Review Shame – Songs Of Praise

Wer Charlie Steens erste Worte auf dem Opener von „Songs Of Praise“ hört, kann unweigerlich auf die britische Herkunft der Post-Punk-Band SHAME schließen. Aber auch sonst kombinieren die Jungs aus dem Süden Londons gekonnt verschiedene, eher dem Vereinigten Königreich zuzuordnende Musikstile zu einer ziemlich coolen und kurzweiligen Melange.

In der einen Minute ist es Punk, im nächsten Moment fühlt man sich durch die verhallten Gitarren und gesprochenen Vocals an den 80er-Jahre-Wave und Joy Division erinnert. Diverse Takte später folgt eine Hookline, von deren Ohrwurmcharakter manche Britpop/-rock-Bands nur träumen können – manchmal schon fast ein bisschen Indie, aber ohne zu nerven oder sich anzubiedern. Dabei sind die Musiker auch recht versiert an ihren Instrumenten unterwegs und sowohl das Songwriting als auch die Arrangements gestalten sich über die komplette Albumlänge abwechslungsreich. Textlich bleibt man von klassischen Punkparolen oder sogar -plattitüden verschont: So geht es auch mal um soziale Missstände, phasenweise fast poetisch verpackt, aber vor allem um das Leben selbst, mit all seinen Tücken und Perspektiven – mal geschrien, mal gesungen oder sogar gesprochen, aber immer authentisch dahingerotzt und irgendwie dreckig.

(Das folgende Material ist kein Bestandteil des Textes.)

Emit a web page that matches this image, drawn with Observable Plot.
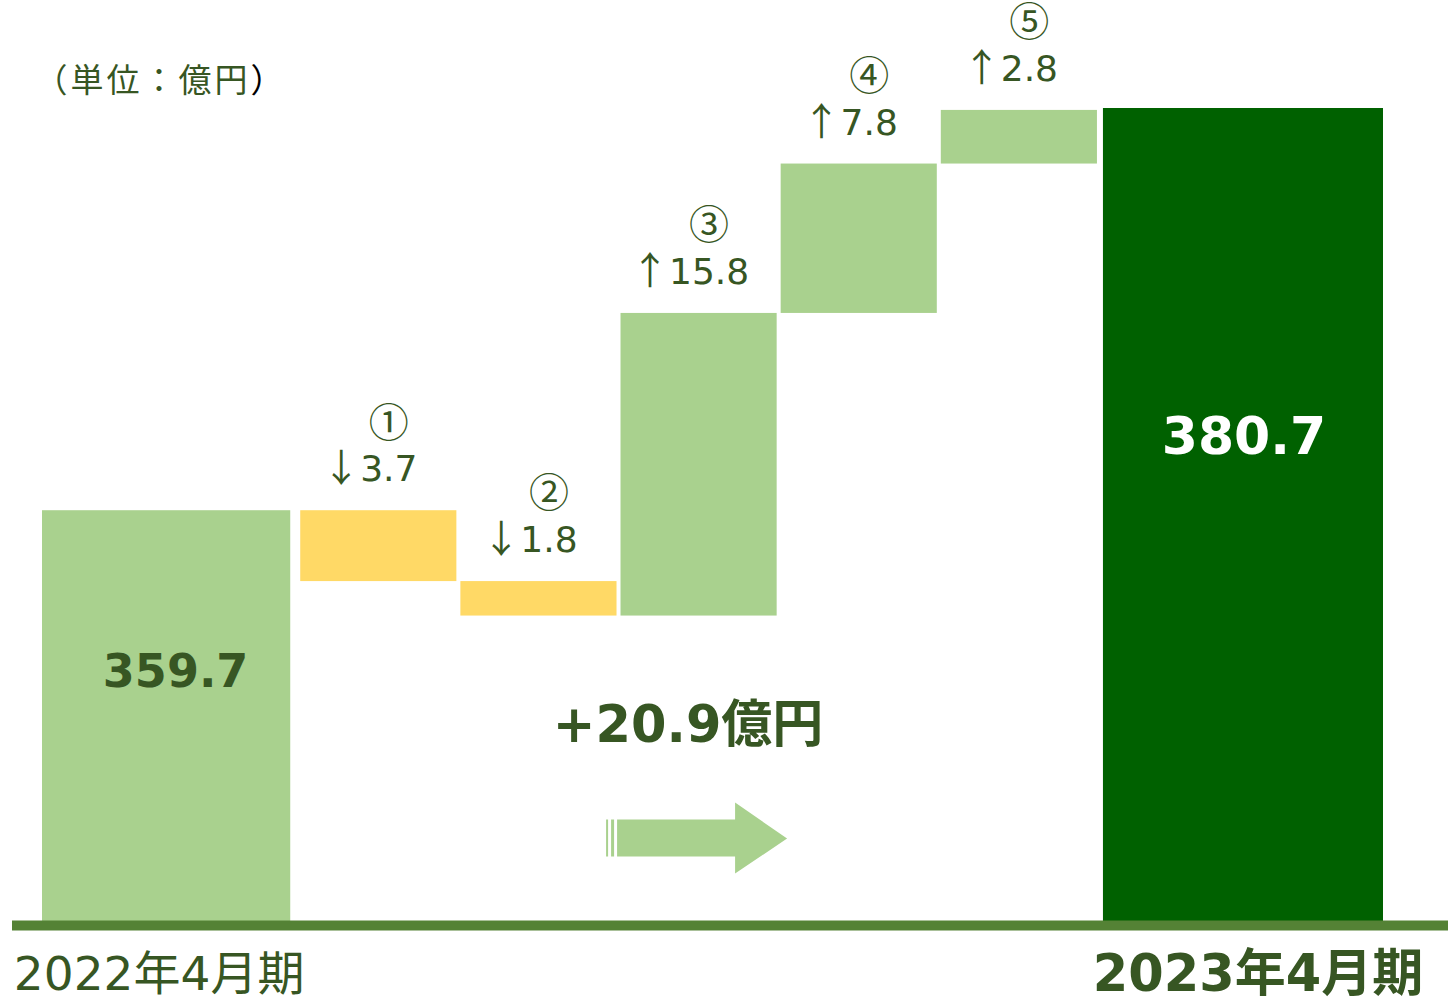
<!DOCTYPE html>
<html><head><meta charset="utf-8">
<script src="https://cdn.jsdelivr.net/npm/d3@7"></script>
<script src="https://cdn.jsdelivr.net/npm/@observablehq/plot@0.6"></script>
<style>
  html, body { margin: 0; padding: 0; background: #fff; }
  #chart { width: 1448px; height: 998px; overflow: hidden; }
</style>
</head><body><div id="chart"></div>
<script>
// ---------- data ----------
const periods = ["2022年4月期", "2023年4月期"];
const totals = [359.7, 380.7];
const stepMarks = ["①", "②", "③", "④", "⑤"];
const stepValues = [-3.7, -1.8, 15.8, 7.8, 2.8];
const unitLabel = "（単位：億円）";
const changeUnit = "億円";
const axisFloor = 338.2;   // truncated value axis starts here

// ---------- style / layout ----------
const slotWidths = [1.6, 1, 1, 1, 1, 1, 1.78]; // relative widths of the seven bars
const LIGHT = "#A9D18E", YELLOW = "#FFD966", DARK = "#006100", TEXT = "#375623", BASE = "#548235";
const NUM = "'DejaVu Sans', 'Noto Sans CJK JP', sans-serif";
const CJK = "'Noto Sans CJK JP', sans-serif";

// slot positions (in layout units)
const starts = [];
slotWidths.reduce((acc, w) => { starts.push(acc); return acc + w; }, 0);
const totalUnits = d3.sum(slotWidths);
const slot = i => ({x1: starts[i], x2: starts[i] + slotWidths[i], xm: starts[i] + slotWidths[i] / 2});

const totalRows = totals.map((v, k) => {
  const i = k === 0 ? 0 : slotWidths.length - 1;
  return {label: periods[k], value: v, ...slot(i)};
});

let running = totals[0];
const stepRows = stepValues.map((v, j) => {
  const s = slot(j + 1);
  const row = {mark: stepMarks[j], v, y1: running, y2: running + v, top: Math.max(running, running + v), ...s};
  running += v;
  return row;
});
const change = d3.sum(stepValues);

// block-arrow symbol (shape only, centred on its anchor)
const blockArrow = {
  draw(ctx) {
    ctx.moveTo(-90, -19); ctx.lineTo(-88, -19); ctx.lineTo(-88, 18); ctx.lineTo(-90, 18); ctx.closePath();
    ctx.moveTo(-85, -19); ctx.lineTo(-82, -19); ctx.lineTo(-82, 18); ctx.lineTo(-85, 18); ctx.closePath();
    ctx.moveTo(-79, -19); ctx.lineTo(39, -19); ctx.lineTo(39, -36); ctx.lineTo(91, 0);
    ctx.lineTo(39, 35); ctx.lineTo(39, 18); ctx.lineTo(-79, 18); ctx.closePath();
  }
};

const chart = Plot.plot({
  width: 1448,
  height: 998,
  marginLeft: 42,
  marginRight: 64,
  marginTop: 108,
  marginBottom: 76,
  style: {background: "#fff", fontFamily: NUM, overflow: "visible"},
  x: {domain: [0, totalUnits], axis: null},
  y: {domain: [axisFloor, totals[1]], axis: null},
  marks: [
    // start total
    Plot.rect([totalRows[0]], {x1: "x1", x2: "x2", y1: () => axisFloor, y2: "value", fill: LIGHT, insetRight: 8}),
    // end total
    Plot.rect([totalRows[1]], {x1: "x1", x2: "x2", y1: () => axisFloor, y2: "value", fill: DARK, insetLeft: 4, insetRight: 1}),
    // steps
    Plot.rect(stepRows, {x1: "x1", x2: "x2", y1: "y1", y2: "y2", fill: d => d.v < 0 ? YELLOW : LIGHT, insetLeft: 2, insetRight: 2}),
    // baseline
    Plot.ruleY([axisFloor], {stroke: BASE, strokeWidth: 10, insetLeft: -30, insetRight: -64, dy: 3}),
    // step value labels
    Plot.text(stepRows, {x: "xm", y: "top", text: d => (d.v < 0 ? "↓" : "↑") + Math.abs(d.v).toFixed(1),
      dx: -9, dy: -41, fontSize: 36, fill: TEXT, fontFamily: NUM}),
    // circled step numbers
    Plot.text(stepRows, {x: "xm", y: "top", text: "mark", dx: 10, dy: -87, fontSize: 40, fill: TEXT, fontFamily: CJK}),
    // total value labels
    Plot.text([totalRows[0]], {x: "xm", y: "value", text: d => d.value.toFixed(1), dx: 5, dy: 162,
      fontSize: 46, fontWeight: "bold", fill: TEXT, fontFamily: NUM}),
    Plot.text([totalRows[1]], {x: "xm", y: "value", text: d => d.value.toFixed(1), dx: 2, dy: 329,
      fontSize: 52, fontWeight: "bold", fill: "#fff", fontFamily: NUM}),
    // overall change
    Plot.text([change], {x: () => stepRows[2].xm, y: () => axisFloor, text: d => "+" + d.toFixed(1) + changeUnit,
      dx: -11, dy: -197, fontSize: 51, fontWeight: "bold", fill: TEXT, fontFamily: NUM}),
    Plot.dot([change], {x: () => stepRows[2].xm, y: () => axisFloor, symbol: blockArrow, r: 10,
      fill: LIGHT, stroke: "none", dx: -3, dy: -84}),
    // period labels
    Plot.text([totalRows[0]], {x: "xm", y: () => axisFloor, text: "label", dx: -11.5, dy: 52,
      fontSize: 47, fill: TEXT, fontFamily: NUM}),
    Plot.text([totalRows[1]], {x: "xm", y: () => axisFloor, text: "label", dx: 16, dy: 52,
      fontSize: 51, fontWeight: "bold", fill: TEXT, fontFamily: NUM}),
    // unit label
    Plot.text([unitLabel], {frameAnchor: "top-left", text: d => d, textAnchor: "start", dx: -8, dy: -40,
      fontSize: 33, fill: TEXT, fontFamily: CJK})
  ]
});

document.getElementById("chart").appendChild(chart);

const SVGNS = "http://www.w3.org/2000/svg";
chart.querySelectorAll("text").forEach(t => {
  const s = t.textContent;
  // unit label: spacing and black closing bracket as in the source
  if (s === unitLabel) {
    t.style.letterSpacing = "3px";
    t.textContent = "";
    const a = document.createElementNS(SVGNS, "tspan"); a.textContent = s.slice(0, -1);
    const b = document.createElementNS(SVGNS, "tspan"); b.textContent = s.slice(-1); b.setAttribute("fill", "#000");
    t.append(a, b);
  }
  // step labels: tall thin arrow glyph
  else if (s.startsWith("↓") || s.startsWith("↑")) {
    t.textContent = "";
    const a = document.createElementNS(SVGNS, "tspan"); a.textContent = s[0];
    a.setAttribute("font-family", CJK); a.setAttribute("font-size", "38");
    const b = document.createElementNS(SVGNS, "tspan"); b.textContent = s.slice(1);
    t.append(a, b);
  }
});
</script>
</body></html>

Der Opener „Dust On Trial“ ist auf jeden Fall ein Highlight und wartet in den Strophen mit monotonem Sprechgesang und ordentlich effektbeladenen Gitarren auf. Wave und Post-Punk im besten Sinne. Im Chorus ändert sich jedoch dieser Eindruck: Steen schreit sich die Seele aus dem Leib, die Gitarren werden fetter und noisiger und hier und da blitzt ein düsterer Synthesizer-Drone auf. Schönes Ding und vielleicht der härteste Track auf „Songs Of Praise“. Auch die Produktion überzeugt in jeder Hinsicht – ausgewogen, präsent, aber nicht zu clean. Im weiteren Verlauf wird die Geschichte erst einmal etwas zugänglicher, einige Songs sind echt Ohrwürmer mit Single-Qualitäten („One Rizla“) oder bestechen durch einen Pub-Mitgröhl-kompatiblen Chorus wie „Concrete“.

Der Punk von heute, der die dreckige Seite von SHAME schätzt, könnte sich aber auch am Indie-Charakter der genannten Songs stören. Ihr Händchen für Melodien ist allerdings durchaus bemerkenswert. „The Lick“ ist dann eine echte Überraschung, geht tempomäßig wieder vom Gas runter und wirkt schon fast wie ein Poetry Slam auf Blues-Gitarre – sehr atmosphärisch und unterstreicht den schönen Spannungsbogen von „Songs Of Praise“ bis hierher. „Donk“ ist ein knackiger und wütender 100-Sekünder, auf den mit „Gold Hole“ ein weiteres Highlight folgt: großartig geshouteter Chorus, 1 A Twang-Gitarre, das fetzt schon schön. Ist aber vom Text her ein kleines bisschen vulgär („She feels so dirty, she knows that it’s wrong. But she feels so good in Louis Vitton“). Im balladesk anmutenden „Angie“ schwingen die Jungs nochmal so richtig gekonnt die Britpop-Keule und präsentieren einen unwiderstehlichen Chorus – ein wirklich würdiger Abschluss für die Platte.

„Songs Of Praise“ (der Name könnte entweder von der langjährigen BBC-Serie, die wohl wie kaum eine andere das spießige und spaßbefreite Great Britain repräsentiert, kommen – oder auch durch das gleichnamige The-Adicts-Album von 1981 inspiriert sein) ist das tolle Debüt einer Band, von der man in Zukunft zu Recht noch ein bisschen was hören wird. Ein zeitgemäßes, cleveres und irgendwie typisch britisches Album für die Momente, in denen The Cure zu wenig Eier haben und Killing Joke etwas zu hart ist.